Commentary: In spring 2011 I taught for the first time since I retired. Of the two classes I had then, one was an advanced undergraduate class on Behavioral Economics. I had some issues with that class so I opted to not teach that particular subject matter again. In spring 2012 I taught a different course, on The Economics of Organizations, which is now the only class I teach. As it turned out the spring 2012 class size was very small - only 8 students; so we had a lot of discussion. Further, a few of the students had taken the Behavioral Econ class from me the year before. These students were extremely candid. They railed about their education and where quite critical of the place. I had previously heard criticism from students about my own teaching, on occasion, but usually that would amount to my course being too hard or that sometimes I wasn't encouraging enough to a student. I have never been criticized for not caring about the students.
Yet that was the essence of the critique those spring 2012 students were making. The Econ department didn't care about them. There were so many Econ majors (I believe around 850 at the time) and so few people to advise them that they felt they were being treated like a number, not like a human being. This was news to me at the time, but I've been alerted to it ever since. It is why I came up with that example of Amazon and Facebook in the previous section. My attitude there is essentially the same as the attitude these students portrayed to me. And there is guilt by association. If the Econ department didn't care about them, then the U of I as a whole didn't care about them either.
I don't know whether most students on campus come to this view or not, though I suspect it is more pronounced in LAS than it is either in Business or Engineering, since some of this is a resource matter and LAS, which doesn't have a tuition surcharge, is more resource challenged than those other colleges.
Learning analytics is being touted as a way to let data provide answers in resource scarce environments, particularly at large public institutions. But there is an underlying assumption that the students trust the institution to make good interventions on their behalf. That assumption needs to be verified. If it is found wanting, then it may be that learning analytics won't produce the outcomes that people hope it will deliver.
Q5: Is there a political economy reason (i.e., a budget reason) for learning technologists to advance a learning analytics agenda?
Commentary: I'm an economist by training and am comfortable making political economy arguments. Indeed, I will go so far to say there are always political economy factors to consider in any sort of social intervention. To me that is an entirely uncontroversial assertion. Yet to the non economist it might seem like a radical proposition. So here I want to say that I've been down this route before and made essentially the same argument in a different context. I will first review that argument. Then I want to try to update it to the present.
Soon after I started this blog, in spring 2005, I wrote a series of posts Why We Need a Course Management System, with Part 2 the particular essay that made the political economy arguments. At the time, my campus had many online learning systems supported at the campus level (with still other systems in the various colleges). The campus was in the process of moving to an enterprise CMS (now I would call it an LMS so as to distinguish from a Content Management System). This was in some sense necessary for scaling reasons. Usage had grown dramatically. But it is conceivable that several of the older systems could have been updated and continued instead of moving to one monolithic system.

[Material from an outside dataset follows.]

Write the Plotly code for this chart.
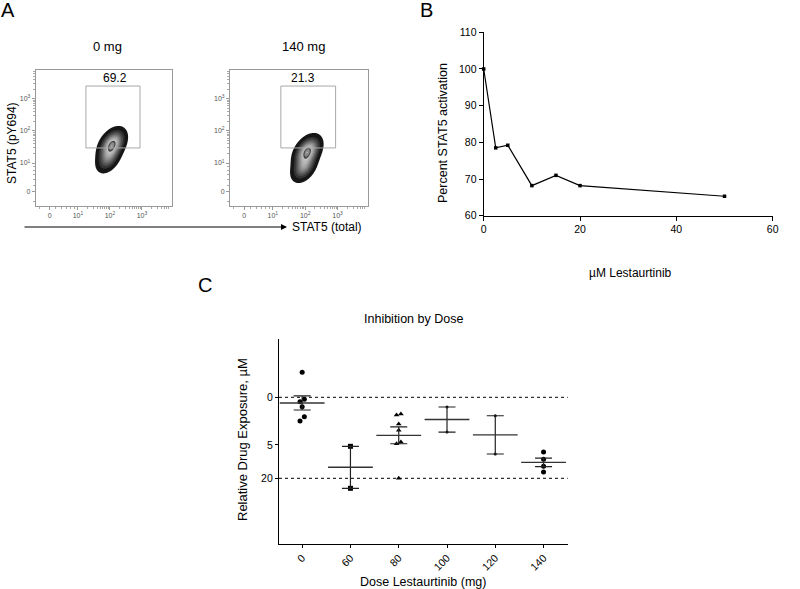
import numpy as np
import plotly.graph_objects as go

W, H = 800, 589
FONT = "Liberation Sans, Arial, sans-serif"


def px(x):
    return x / W


def py(y):
    return 1 - y / H


# ---------------- Panel A : flow cytometry ----------------
flow_samples = ["0 mg", "140 mg"]
gate_percent = ["69.2", "21.3"]
decade_labels = ["0", "10<sup>1</sup>", "10<sup>2</sup>", "10<sup>3</sup>"]
decade_values = [0.12, 1, 2, 3]          # biexponential display units
gate_x = [1.25, 2.94]                    # gate limits, decades
gate_y = [1.47, 3.40]
# population (main + tail component), decades
pop_cx = [2.07, 2.07]
pop_cy = [1.58, 1.36]
pop_sx = [0.19, 0.19]
pop_sy = [0.22, 0.22]
pop_rho = [0.40, 0.40]
tail_cx = [1.96, 1.97]
tail_cy = [1.18, 0.90]
tail_sx = [0.18, 0.18]
tail_sy = [0.22, 0.22]
tail_w = [0.45, 0.55]

# ---------------- Panel B : dose response ----------------
lestaurtinib_uM = [0, 2.5, 5, 10, 15, 20, 50]
pct_stat5 = [100, 78.5, 79.2, 68.2, 71.0, 68.2, 65.3]

# ---------------- Panel C : inhibition by dose ----------------
doses = ["0", "60", "80", "100", "120", "140"]
exposure_uM = [
    [-0.61, 0.18, 0.08, 0.42, 1.08, 1.44],
    [5.31, 29.6],
    [0.95, 0.88, 1.73, 2.46, 4.37, 4.71, 20.0],
    [0.44, 2.69],
    [1.00, 7.43],
    [6.82, 9.28, 12.37, 15.56],
]
ref_lines_uM = [0, 20]
ytick_uM = [0, 5, 20]


def to_axis(v):
    return np.log10(1 + np.asarray(v, dtype=float))


fig = go.Figure()

# ---- Panel A traces
gx = np.linspace(0.9, 3.2, 200)
gy = np.linspace(-0.2, 2.8, 240)
XX, YY = np.meshgrid(gx, gy)
a_axes = [("x4", "y4"), ("x5", "y5")]
lev_start, lev_size, lev_n = 0.03, 0.08, 13
band_colors = ["#161616", "#343434", "#4e4e4e", "#646464", "#7a7a7a", "#8e8e8e",
               "#a0a0a0", "#b0b0b0", "#bcbcbc", "#c6c6c6", "#4a4a4a", "#8a8a8a",
               "#b8b8b8"]
a_colorscale = [[0.0, "white"]]
for i, c in enumerate(band_colors):
    lo = max(lev_start + i * lev_size - 0.01, 0.001)
    hi = min(lev_start + (i + 1) * lev_size - 0.01, 1.0)
    a_colorscale.append([lo, c])
    a_colorscale.append([hi, c])
a_colorscale.insert(1, [a_colorscale[1][0] - 0.0005, "white"])
if a_colorscale[-1][0] < 1.0:
    a_colorscale.append([1.0, band_colors[-1]])


def gauss2(cx, cy, sx, sy, rho):
    dx = (XX - cx) / sx
    dy = (YY - cy) / sy
    return np.exp(-(dx * dx - 2 * rho * dx * dy + dy * dy) / (2 * (1 - rho * rho)))


for i in range(2):
    z = (gauss2(pop_cx[i], pop_cy[i], pop_sx[i], pop_sy[i], pop_rho[i])
         + tail_w[i] * gauss2(tail_cx[i], tail_cy[i], tail_sx[i], tail_sy[i],
                              pop_rho[i]))
    z = z / z.max()
    xa, ya = a_axes[i]
    fig.add_trace(go.Contour(
        x=gx, y=gy, z=z, xaxis=xa, yaxis=ya,
        zmin=0, zmax=1, zauto=False,
        contours=dict(start=lev_start, end=lev_start + (lev_n - 1) * lev_size,
                      size=lev_size, coloring="fill"),
        colorscale=a_colorscale, showscale=False,
        line=dict(width=0.3, color="rgba(0,0,0,0.2)"),
        hoverinfo="skip",
    ))

# ---- Panel B traces
fig.add_trace(go.Scatter(
    x=lestaurtinib_uM, y=pct_stat5, xaxis="x", yaxis="y",
    mode="lines+markers", line=dict(color="black", width=1.2),
    marker=dict(color="black", size=3.5, symbol="square"),
    cliponaxis=False, showlegend=False,
))

# ---- Panel C traces
group_style = [
    dict(size=5, symbol="circle"),
    dict(size=5, symbol="square"),
    dict(size=5, symbol="triangle-up"),
    dict(size=3, symbol="circle"),
    dict(size=3, symbol="circle"),
    dict(size=5, symbol="circle"),
]
means, sems = [], []
for gi, vals in enumerate(exposure_uM):
    u = to_axis(vals)
    means.append(u.mean())
    sems.append(u.std(ddof=1) / np.sqrt(len(u)))
    # simple symmetric spreading of near-overlapping points
    order = np.argsort(u)
    offs = np.zeros(len(u))
    k = 0
    while k < len(order) - 1:
        a, b = order[k], order[k + 1]
        if u[b] - u[a] < 0.075:
            offs[a], offs[b] = 0.045, -0.045
            k += 2
        else:
            k += 1
    fig.add_trace(go.Scatter(
        x=gi + offs, y=u, xaxis="x3", yaxis="y3", mode="markers",
        marker=dict(color="black", size=group_style[gi]["size"],
                    symbol=group_style[gi]["symbol"]),
        cliponaxis=False, showlegend=False,
    ))

fig.add_trace(go.Scatter(
    x=list(range(len(doses))), y=means, xaxis="x3", yaxis="y3", mode="markers",
    marker=dict(symbol="line-ew-open", size=32, color="#333",
                line=dict(width=1.4, color="#333")),
    error_y=dict(type="data", array=sems, width=8.5, thickness=1.2, color="#222"),
    cliponaxis=False, showlegend=False,
))

shapes = []
for v in ref_lines_uM:
    shapes.append(dict(type="line", xref="x3 domain", yref="y3", x0=0, x1=1,
                       y0=float(to_axis(v)), y1=float(to_axis(v)),
                       line=dict(color="black", width=1, dash="dot")))
for i, (xa, ya) in enumerate(a_axes):
    shapes.append(dict(type="rect", xref=xa, yref=ya, x0=gate_x[0], x1=gate_x[1],
                       y0=gate_y[0], y1=gate_y[1],
                       line=dict(color="#a8a8a8", width=1)))

minor_vals = [-0.2, 0.3, 0.5, 0.65, 0.78, 0.9]
for d in [1, 2, 3]:
    minor_vals += [d + np.log10(k) for k in range(2, 10) if d + np.log10(k) < 3.9]


def flow_axis(domain, rng, anchor):
    return dict(domain=domain, range=rng, anchor=anchor, showline=True, mirror=True,
                linecolor="#999", linewidth=1, ticks="outside", ticklen=3,
                tickcolor="#999", tickvals=decade_values, ticktext=decade_labels,
                tickfont=dict(size=7, color="#555", family=FONT),
                showgrid=False, zeroline=False, automargin=False,
                minor=dict(tickvals=minor_vals, ticklen=2, tickcolor="#aaa",
                           ticks="outside"))


common = dict(showgrid=False, zeroline=False, automargin=False, showline=True,
              linecolor="black", ticks="outside", tickcolor="black")

layout = dict(
    template="none",
    width=W, height=H, margin=dict(l=0, r=0, t=0, b=0, autoexpand=False),
    paper_bgcolor="white", plot_bgcolor="rgba(0,0,0,0)",
    font=dict(family=FONT, color="black"), showlegend=False,
    # Panel B
    xaxis=dict(domain=[px(483.7), px(772.7)], range=[0, 60], anchor="y2",
               linewidth=1.2, ticklen=4, tickwidth=1.2, tickvals=[0, 20, 40, 60],
               tickfont=dict(size=10.5), **common),
    yaxis=dict(domain=[py(215.7), py(32.3)], range=[60, 110], anchor="x",
               linewidth=1.2, ticklen=4, tickwidth=1.2,
               tickvals=[60, 70, 80, 90, 100, 110],
               tickfont=dict(size=10.5), **common),
    yaxis2=dict(domain=[py(238.3), py(221.7)], range=[0, 4.53], anchor="x",
                linewidth=1.2, ticklen=4, tickwidth=1.2, tickvals=[0, 4.53],
                ticktext=["0", ""], tickfont=dict(size=10.5), **common),
    # Panel C
    xaxis3=dict(domain=[px(279), px(567.7)], range=[-0.48, 5.5], anchor="y3",
                linewidth=1.3, ticklen=3, tickvals=list(range(len(doses))),
                ticktext=doses, tickangle=-45, tickfont=dict(size=10.5), **common),
    yaxis3=dict(domain=[py(543.7), py(339.3)], range=[2.39, -0.947], anchor="x3",
                linewidth=1.3, ticklen=3,
                tickvals=[float(t) for t in to_axis(ytick_uM)],
                ticktext=[str(t) for t in ytick_uM], tickfont=dict(size=10.5),
                **common),
    # Panel A
    xaxis4=flow_axis([px(35.7), px(172)], [-0.32, 3.94], "y4"),
    yaxis4=flow_axis([py(206), py(70)], [-0.34, 3.9], "x4"),
    xaxis5=flow_axis([px(230), px(368)], [-0.32, 3.94], "y5"),
    yaxis5=flow_axis([py(206), py(70)], [-0.34, 3.9], "x5"),
    shapes=shapes,
)
fig.update_layout(**layout)


def note(text, x, y, size, xanchor="center", **kw):
    d = dict(text=text, x=px(x), y=py(y), xref="paper", yref="paper",
             xanchor=xanchor, yanchor="middle",
             showarrow=False, font=dict(size=size, family=FONT, color="black"))
    d.update(kw)
    fig.add_annotation(**d)


# panel letters
note("A", 8, 10, 20)
note("B", 427, 10, 20)
note("C", 205, 285, 20)
# panel A texts
note(flow_samples[0], 107, 47, 13)
note(flow_samples[1], 303, 47, 13)
note(gate_percent[0], 115, 78, 12)
note(gate_percent[1], 303, 78, 12)
note("STAT5 (pY694)", 12, 143, 12, textangle=-90)
note("STAT5 (total)", 290, 227, 12, xanchor="left")
fig.add_annotation(x=px(287), y=py(227), xref="paper", yref="paper", text="",
                   showarrow=True, ax=-264, ay=0, axref="pixel", ayref="pixel",
                   arrowhead=2, arrowsize=1, arrowwidth=1.2, arrowcolor="black")
# panel B texts
note("Percent STAT5 activation", 443, 133, 12.5, textangle=-90)
note("µM Lestaurtinib", 630, 273, 12)
# panel C texts
note("Inhibition by Dose", 413, 319, 12.5)
note("Relative Drug Exposure, µM", 242, 440, 13, textangle=-90)
note("Dose Lestaurtinib (mg)", 423, 582, 12.5)

fig.write_html(
    "out.html",
    config={"displayModeBar": False},
    post_script="document.body.style.margin='0';document.body.style.overflow='hidden';",
)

The technical issues on this aside, my political economy argument said the case for many different systems - users pick which they prefer - doesn't work well in a tight budget environment. Further, home grown systems of this sort are particularly at risk, especially as they age. A larger commercial system could command a certain size budget to support it. The smaller systems, in contrast, could be nickle-and-dimed, and for that reason units were reluctant to claim ownership of such systems. At Illinois there was Campus Gradebook, a stand alone tool that was a derivative of the Plato System, very popular with instructors who used it. There was also the intelligent quiz tool Mallard, also quite popular with instructors who used it. I was the one who gave the kill order for Campus Gradebook. Mallard lasted longer, but eventually did die as well, after I had left the Campus IT organization. These tools did what they did better than the LMS. But they couldn't survive from a resource point of view in a tough climate.
Turning to now, the climate is even tougher financially, and the LMS is pretty much an old technology idea at this point. Further, with the exception of a few tools in the LMS, there are better alternatives out there, particularly for file sharing, communication, and calendaring. So the temptation budget-wise, to cut learning technology as an area, must be pretty large. Yet nobody wants to see their own budgets cut. Instead they want to put forward an argument that in the reinvention of their area they provide an essential function that needs full funding.
Which side of this political economy argument is right? I don't know but my sense of this is that the more learning analytics is tied to actual innovation in teaching practice or leaner strategies the more it makes sense to fund the area. If there is stasis on these matters, then to me this starts to look a lot like the arguments I was making 11 years ago. The message here is that that real payoff is not on what the technology can do but on its potential for beneficial impact on patterns of use. I wonder if the field can be sufficiently self-critical in this regard. There is a very strong temptation to play the role of cheerleader. I should add here that while they are not identical there are parallels between how learning analytics is considered now for college education and the entire accountability movement in K-12 education. Thinking about the latter gives me the shivers and that provides a good chunk of the motivation for writing this piece.
* * * * *
Let me wrap up. Particularly on big campuses there is a problem with IT in general that the people in the IT organization talk to each other, and thereby reinforce their own views, but don't talk nearly enough with others, especially those who don't speak geek. As a result the IT area develops its own conception of mission, perhaps based on the language in a fairly abstract campus strategic planning document, rather than determining its mission as part of solving a larger puzzle that emerges via extended conversation with the entire campus community.
Learning technology may have it even harder than IT in general in this regard because there are other campus providers to grapple with - particularly the Center for Teaching folks and folks in the Library - plus each of them may also have issues with too much internal discussion but not enough extended conversation with the entire campus.
These are ongoing concerns, whether in good resource times or bad. Tough times, however, tend to make us all hunker down even more. For the good of the order that hunkering down is the wrong thing to do, but for our own preservation it is perfectly understandable behavior.
When trying to look for universal truths, I find myself going back to the TV show, The West Wing, (though the show is getting dated now). In a particularly good episode entitled Harsfield's Landing, President Bartlet tells Sam over a game of chess to "see the whole board." That's the message I'm trying to deliver here.